A counterexample in the second case is $f(x) = e^{1/x}$. A counterexample in the first case is then $f(x) = e^{1/(x+1) - 1}$.

Answer by S. Sra for Does complete monotonicity of f imply log-concavity of f?

2012-01-25T21:39:28Z

Exercise 6 of this book shows that if $f: (0,\infty) \to \mathbb{R}$ is completely monotonic, then it must be log-convex. Hence, your second claim holds, with concavity replaced by convexity.

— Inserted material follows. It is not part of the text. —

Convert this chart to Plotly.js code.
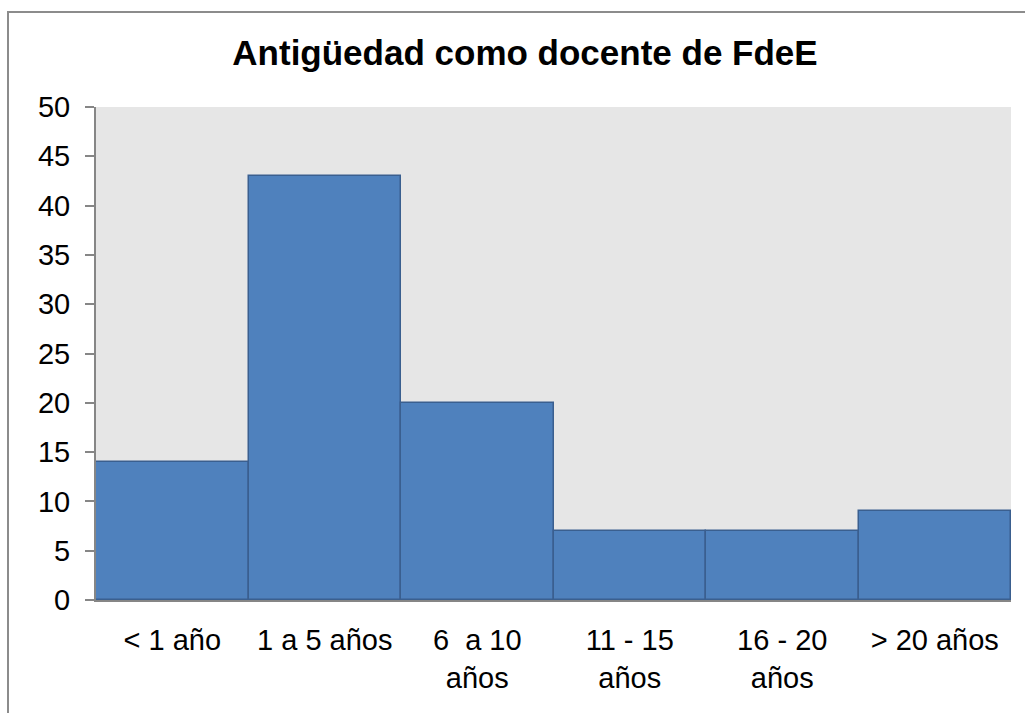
<!DOCTYPE html>
<html>
<head>
<meta charset="utf-8">
<script src="https://cdn.plot.ly/plotly-3.0.1.min.js"></script>
<style>
html,body{margin:0;padding:0;background:#fff;}
#chart{width:1025px;height:713px;}
</style>
</head>
<body>
<div id="chart"></div>
<script>
const categories = ["< 1 año", "1 a 5 años", "6  a 10<br>años", "11 - 15<br>años", "16 - 20<br>años", "> 20 años"];
const values = [14, 43, 20, 7, 7, 9];
const yTicks = [0, 5, 10, 15, 20, 25, 30, 35, 40, 45, 50];
const chartTitle = "Antigüedad como docente de FdeE";

const trace = {
  type: "bar",
  x: categories,
  y: values,
  marker: {color: "#4f81bd", line: {color: "#3a5f8f", width: 1.5}},
  hoverinfo: "x+y"
};

const layout = {
  width: 1025,
  height: 713,
  margin: {l: 96, r: 14, t: 107, b: 113},
  paper_bgcolor: "#ffffff",
  plot_bgcolor: "#e6e6e6",
  bargap: 0,
  showlegend: false,
  font: {family: "Liberation Sans, Arial, sans-serif", color: "#000000", size: 29},
  title: {
    text: "<b>" + chartTitle + "</b>",
    font: {family: "Liberation Sans, Arial, sans-serif", size: 35, color: "#000000"},
    x: 525 / 1025, xref: "container", xanchor: "center",
    y: 1 - 53 / 713, yref: "container", yanchor: "middle"
  },
  xaxis: {
    type: "category",
    showline: true, linecolor: "#868686", linewidth: 2,
    ticks: "", showgrid: false, zeroline: false,
    tickfont: {size: 29, color: "#000000"},
    ticklabelstandoff: 13,
    fixedrange: true
  },
  yaxis: {
    range: [0, 50],
    tickvals: yTicks,
    showline: true, linecolor: "#868686", linewidth: 2,
    ticks: "outside", ticklen: 9, tickcolor: "#868686", tickwidth: 2,
    showgrid: false, zeroline: false,
    tickfont: {size: 29, color: "#000000"},
    ticklabelstandoff: 9,
    fixedrange: true
  },
  shapes: [{
    type: "rect", xref: "paper", yref: "paper",
    x0: (8 - 96) / 915, x1: 1.1,
    y0: -0.4, y1: (600 - 12) / 493,
    line: {color: "#8c8c8c", width: 2}, fillcolor: "rgba(0,0,0,0)", layer: "below"
  }]
};

Plotly.newPlot("chart", [trace], layout, {displayModeBar: false, responsive: false});
</script>
</body>
</html>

Answer by Jose M Del Castillo for Does complete monotonicity of f imply log-concavity of f?

2012-01-26T13:15:19Z

Actually, I meant log-convex instead of log-concave. I missed a minus sign in my derivations and this led to the conjecture that log(f) should be concave. I have found a more complete answer in this paper:

Inequalities for Real Powers of Completely Monotonic Functions H. van Haeringen JOURNAL OF MATHEMATICAL ANALYSIS AND APPLICATIONS Volume 210, Issue 1, 1 June 1997, Pages 102–113

Theorem 1 establishes a series of inequalities for the derivatives of c.m. functions. In particular, by taking n=0 and m=1 in 3.2 we get the log-convexity of f. I suggest to read this paper because of the relrevance of Theorem 1.